I returned from the Arctic with an ambivalent attitude to publication. After all, when you store something away in a safe place, there's always the danger you won't find it again. Perhaps it is simpler to accept loss at the outset. The absence of language in the Arctic seemed to hold more poetic resonance and more potency than much that was tangible in British literature. I began to wonder whether a poet writing in English could be active without publishing, and even whether there might not be a case for self-censorship and silence as a poetic stance in a culture so unremittingly orientated towards preservation and self-promotion.

It is increasingly obvious that our planet, including all its museums and libraries, is facing a devastation even more terrible than that of the great Alexandrian repository. Gombay addresses Western society as well as that of the Inuit, saying, 'In the face of knowledge that ultimately we are at the mercy of forces over which we have no control, how are we to react? We can choose to ignore such awareness - dig in our heels and do all that we can to find a means of establishing supremacy over the essential instability of existence, or, we can give in to it and accept that our experience is ephemeral.' (ibid.) When the last of the ice has melted, the vanished tracks upon it will be the least of our concerns. No one will be there to prompt. It will be as if words never existed.

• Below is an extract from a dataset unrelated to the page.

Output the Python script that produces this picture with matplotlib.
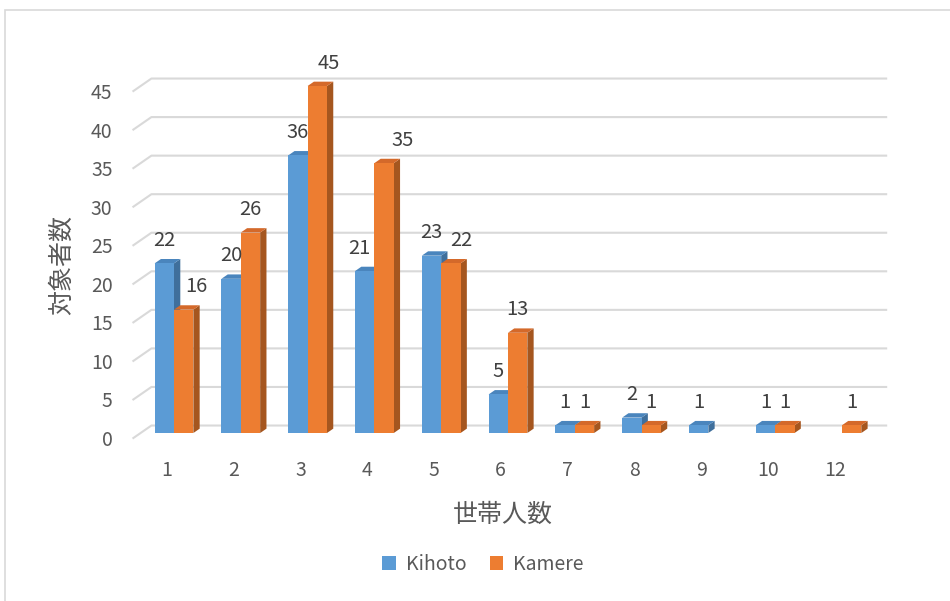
import numpy as np
import matplotlib
matplotlib.use("Agg")
import matplotlib.pyplot as plt
from matplotlib.patches import Polygon, Rectangle, Patch

plt.rcParams['font.family'] = ['Noto Sans CJK JP', 'DejaVu Sans']

# household size categories and counts per site (nan = no bar)
categories = ['1', '2', '3', '4', '5', '6', '7', '8', '9', '10', '12']
kihoto = [22, 20, 36, 21, 23, 5, 1, 2, 1, 1, np.nan]
kamere = [16, 26, 45, 35, 22, 13, 1, 1, np.nan, 1, 1]
series_names = ['Kihoto', 'Kamere']
y_ticks = list(range(0, 50, 5))

# sideways nudges (pixels) for a few crowded value labels
label_nudge = {(0, 1): 13, (2, 1): 12, (3, 0): -5, (3, 1): 19, (4, 1): 10}

# face colours: front, top, side
colors = [('#5B9BD5', '#4A85BD', '#3F6F9C'),
          ('#ED7D31', '#D4692A', '#A5561F')]
grid_color = '#D9D9D9'
tick_color = '#595959'

# pseudo-3D depth of the floor/back wall in data units
DX = 0.27
DY = -1.62
T0 = 0.4    # depth of the bars' front faces
BD = 0.35   # depth of the bars themselves
W = 0.29    # bar width

fig = plt.figure(figsize=(9.5, 6.01), dpi=100)
fig.patches.append(Rectangle((5 / 950, -0.1), 1.0, 1 - 10 / 601 + 0.1,
                             transform=fig.transFigure, fill=False,
                             edgecolor=grid_color, linewidth=1.2))

ax = fig.add_axes([0.1404, 0.2712, 0.7945, 0.603])
ax.set_xlim(-0.5, 10.8)
ax.set_ylim(0, 47)
for s in ax.spines.values():
    s.set_visible(False)

n = len(categories)
# gridlines: short diagonal on the side wall, then along the back wall
for v in y_ticks:
    ax.plot([-0.5, -0.5 + DX, n - 0.5 + DX], [v, v - DY, v - DY],
            color=grid_color, lw=1.5, zorder=1, clip_on=False)

x = np.arange(n)
for si, vals in enumerate([kihoto, kamere]):
    front, top, side = colors[si]
    for i, v in enumerate(vals):
        if np.isnan(v):
            continue
        x0 = x[i] - W + si * W + T0 * DX
        y0 = -T0 * DY
        y1 = y0 + v
        ox, oy = BD * DX, -BD * DY
        z = 2 + si
        ax.add_patch(Polygon([(x0 + W, y0), (x0 + W, y1), (x0 + W + ox, y1 + oy),
                              (x0 + W + ox, y0 + oy)], closed=True,
                             facecolor=side, edgecolor='none', zorder=z))
        ax.add_patch(Polygon([(x0, y1), (x0 + W, y1), (x0 + W + ox, y1 + oy),
                              (x0 + ox, y1 + oy)], closed=True,
                             facecolor=top, edgecolor='none', zorder=z))
        ax.add_patch(Rectangle((x0, y0), W, v, facecolor=front,
                               edgecolor='none', zorder=z))
        ax.annotate(f'{int(v)}', (x0 + W / 2, y1),
                    xytext=(label_nudge.get((i, si), 0), 23),
                    textcoords='offset pixels', ha='center', va='center',
                    fontsize=14.5, color='#404040', zorder=5)

ax.set_xticks(x)
ax.set_xticklabels(categories)
ax.set_yticks(y_ticks)
ax.tick_params(axis='both', length=0, labelsize=14, labelcolor=tick_color)
ax.tick_params(axis='y', pad=15)
ax.tick_params(axis='x', pad=16)

fig.text(503 / 950, 1 - 515 / 601, '世帯人数', ha='center', va='center',
         fontsize=18, color=tick_color)
fig.text(62 / 950, 1 - 265 / 601, '対象者数', ha='center', va='center',
         rotation=90, fontsize=18, color=tick_color)

handles = [Patch(facecolor=colors[k][0], label=series_names[k]) for k in range(2)]
fig.legend(handles=handles, loc='center', bbox_to_anchor=(483 / 950, 1 - 564 / 601),
           ncol=2, frameon=False, fontsize=14, handlelength=0.7, handleheight=0.7,
           handletextpad=0.5, columnspacing=1.2, labelcolor=tick_color)

fig.savefig('out.png', dpi=100)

[i] Rasmussen gathered extensive material in remote Arctic communities during the years when Sassoon and Rosenberg were writing poems in the trenches (e.g., Eskimo Folk-Tales, Gyldendal, 1921). Many of these songs have been translated by the poet Tom Lowenstein in Eskimo Poems (Allison & Busby, 1973). The work of both writers is informed by dedicated research; I can't comment on the field with anything like their authority.

[ii] Gombay, Nicole. '"Today is today and tomorrow is tomorrow": Reflections on Inuit Understanding of Time and Place.' In Collignon B. & Therrien M. (eds). 2009. Orality in the 21st century: Inuit discourse and practices. Proceedings of the 15th Inuit Studies Conference. Paris: INALCO.